Geschrumpfte Fördertöpfe werden für eine stärkere Konkurrenz und damit massive klassistische Effekte sorgen: Noch mehr wird gelten, dass man es sich leisten können muss, Jazz zu spielen, zu veranstalten und live zu erleben. Marginalisierten Gruppen wird die Teilhabe erschwert.
Diese besorgniserregenden Entwicklungen konterkarieren alle bisher mühsam errungenen Erfolge der letzten Jahre: die Einrichtung verbindlicher Honorarstandards bei geförderten Projekten, wichtige Förderprojekte wie Stipendien und Ensembleförderungen und Mittelaufwüchse. Der Weg hin zu einer resilienteren, nachhaltigen Aufstellung der Szene wird damit durch eine inkonsistente und kurzfristig angelegte Kulturpolitik zunichtegemacht.

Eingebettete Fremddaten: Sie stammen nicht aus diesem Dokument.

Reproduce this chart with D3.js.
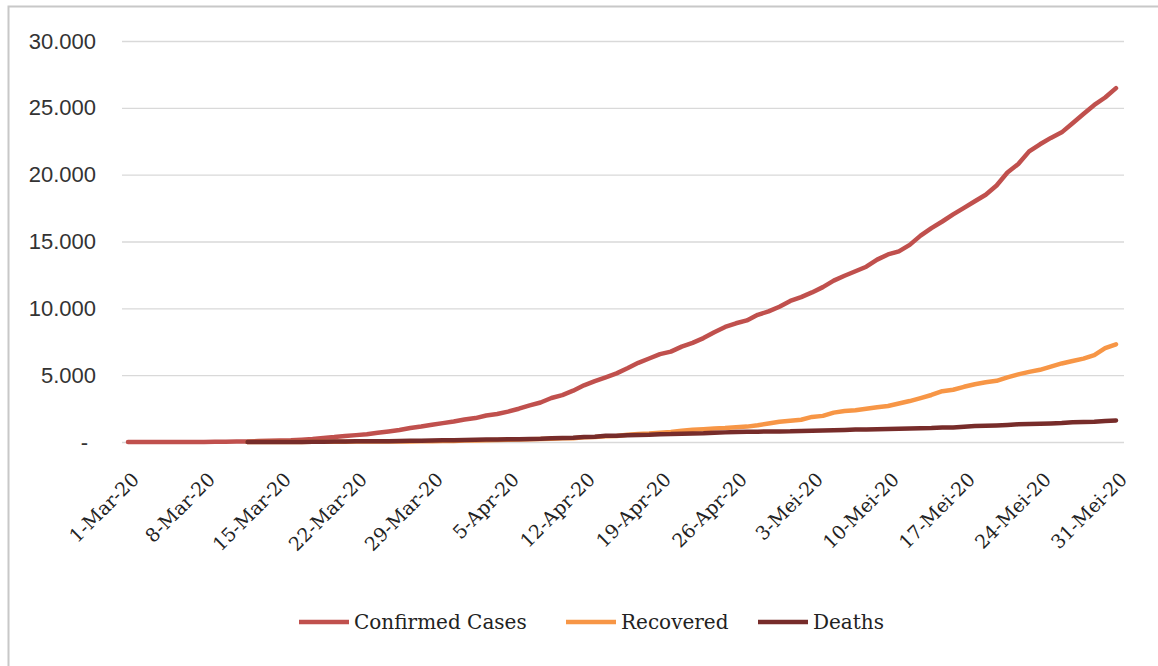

Die aktuelle Lage zeigt in erschreckender Weise, dass es offenbar keinen politischen Konsens und kein Verständnis dafür gibt, wie groß die gesamtgesellschaftliche Bedeutung von Kultur ist und welche gesellschaftliche Wirkmacht insbesondere das Kulturangebot der Freien Szene hat.
Das Berufsbild der Jazzmusiker*innen ebenso wie der Berufsmusiker*innen allgemein steht auf dem Spiel. Es drohen Verlust von Expertise, Kompetenz und Vielfalt. Denn die hybriden und schon jetzt prekären Lebensmodelle werden unter diesen Bedingungen nicht mehr funktionieren.
Wir fordern die politisch Verantwortlichen auf Bundes- und den Länderebenen auf, sich die katastrophalen Auswirkungen der geplanten Einschnitte bewusst zu machen und die angekündigten Kürzungen zurückzunehmen!